After the Monastery was restored, the Lord wondrously celebrated the Feast Day of the Venerable Schema-nun Martha by consecrating the Transfiguration Cathedral. It was built in 1917 but was not consecrated. It lay in ruins during the Soviet years and the authorities transferred the cathedral to the restored Monastery in 1991, The restoration work went on until 1998, and the Cathedral's consecration just happened to coincide with the day of the Saint's blessed repose.

According to the memoirs of the nun Seraphima Bulgakova of Diveyevo Monastery, before the Monastery's closure in 1927, there was a portrait of Schema-nun Martha, painted by the sisters immediately after her death. According to the testimony of Archpriest Stephen Lyashevsky, in addition to this portrait, another one was painted by his mother (Capitolina Zakharovna Lyashevskaya, later the nun Maria). It is a hagiographic image of the Schema-nun Martha with the following scenes around the borders: Schema-nun Martha carrying bricks to the top of the Nativity Church under construction; Father Seraphim tonsuring her into the schema; Father Seraphim, Maria, and Praskovya Semenovna pray with lit candles for Diveyevo; the soul of Schema-nun Martha ascending to God's Throne; the Queen of Heaven and Schema-nun Martha in a vision in the church; and three holy graves. The present location of Schema-nun Martha's portrait is unknown, but the hagiographic image is believed to have been taken abroad.
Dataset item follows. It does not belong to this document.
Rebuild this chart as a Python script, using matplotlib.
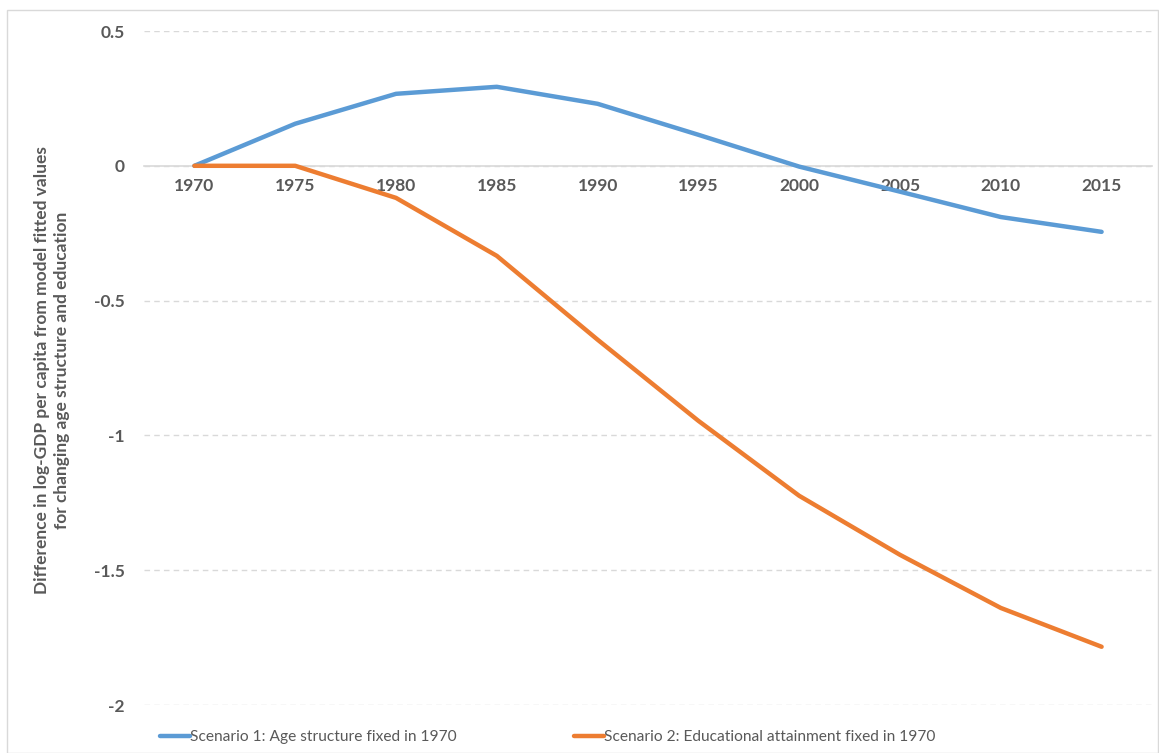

In 2000, Schema-nun Martha was canonized for local veneration as a Saint in the Nizhny Novgorod diocese, and now her relics rest in the church of the Nativity of the Theotokos in the Seraphim-Diveyevo Monastery. Saint Martha of Diveyevo is commemorated on August 21 (the day of her repose), June 14 (the Synaxis of the Diveyevo Saints), and on the Synaxis of the Nizhny Novgorod Saints (Movable Feast on the Sunday after August 26).